Underground geothermal drilling was conducted at a tunnel of the station's metro line to install heat pumps that produce cold air and heat for a space spanning 41,000 square meters.

“We have drilled 150 meters deep,” said Daniel Muñoz, director of geothermal energy and energy efficiency at Sacyr Industrial. “The height available in that tunnel for the drills is four meters, and a standard small drilling rig is already between seven and nine meters, so the drilling cannot be deeper. In addition, we have to install a larger vent to evacuate the fumes from the drill's motors, which makes the project more expensive compared to a traditional geothermal solution drilling from the surface. But the existence of this tunnel allows us to drill with less disturbance and impact.”

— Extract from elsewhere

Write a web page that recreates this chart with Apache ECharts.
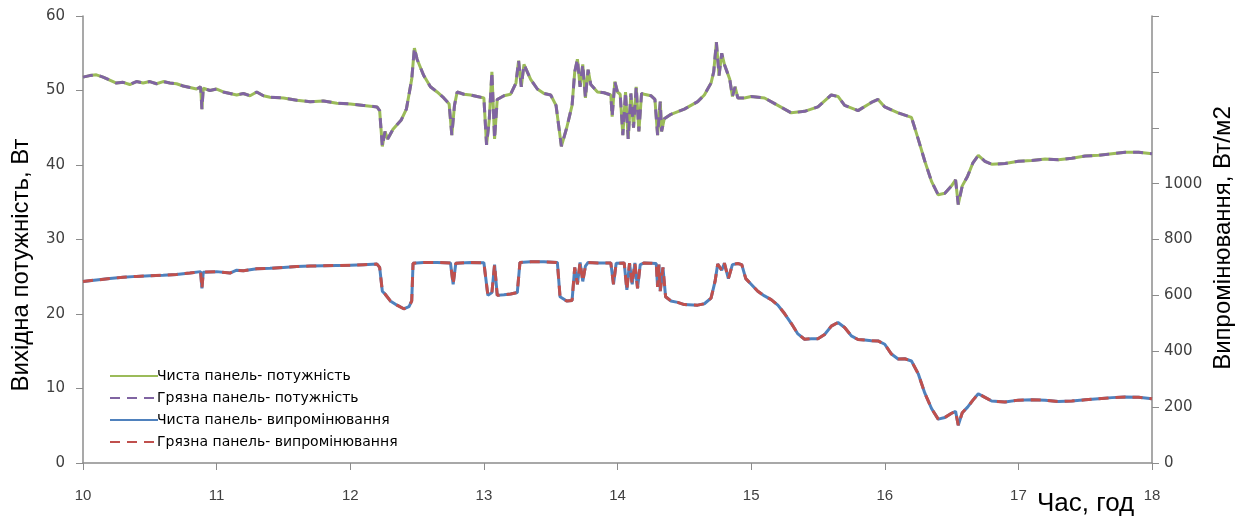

The Moncloa station also houses platforms for Madrid's metro lines. The area is affected by all the heat generated by the subway and buses, and especially by the solar radiation that heats the asphalt on the outer surface, and cooling requires a lot of energy in the summer.

As chillers, the project uses heat pumps that work by producing only cold and dissipating heat into the atmosphere. Currently, they can produce 2MW of cold air, but the goal of the project is to scale the installation up in the future to provide about 1MW of geothermal energy.

“We could obtain 50% of all the energy demand of the station in a renewable way,” said Muñoz. “In addition, we have included some demonstrative vanadium flow batteries. If this works out, in the future we could ensure that all the air conditioning energy consumed by the station is renewable, considering that the system may be powered by photovoltaics. The thermal energy would be used to air-condition and the electricity to activate the compressors of the heat pumps and chillers.”

Muñoz said the demonstrator features two containers.

“The one with the heat pumps that we connect with the wells and thus provide energy in the form of heat and cold. The other, with the batteries that are recharged through a photovoltaic solar installation, is connected to an electrical panel,” he said.

The Spanish consortium claims this is the first project in which geothermal heat pumps have been hybridized with flow batteries. The developers said it could be replicated and made larger in the same facilities, with more drilling and more heat pumps, or heat pumps with greater capacity or cooling capacity.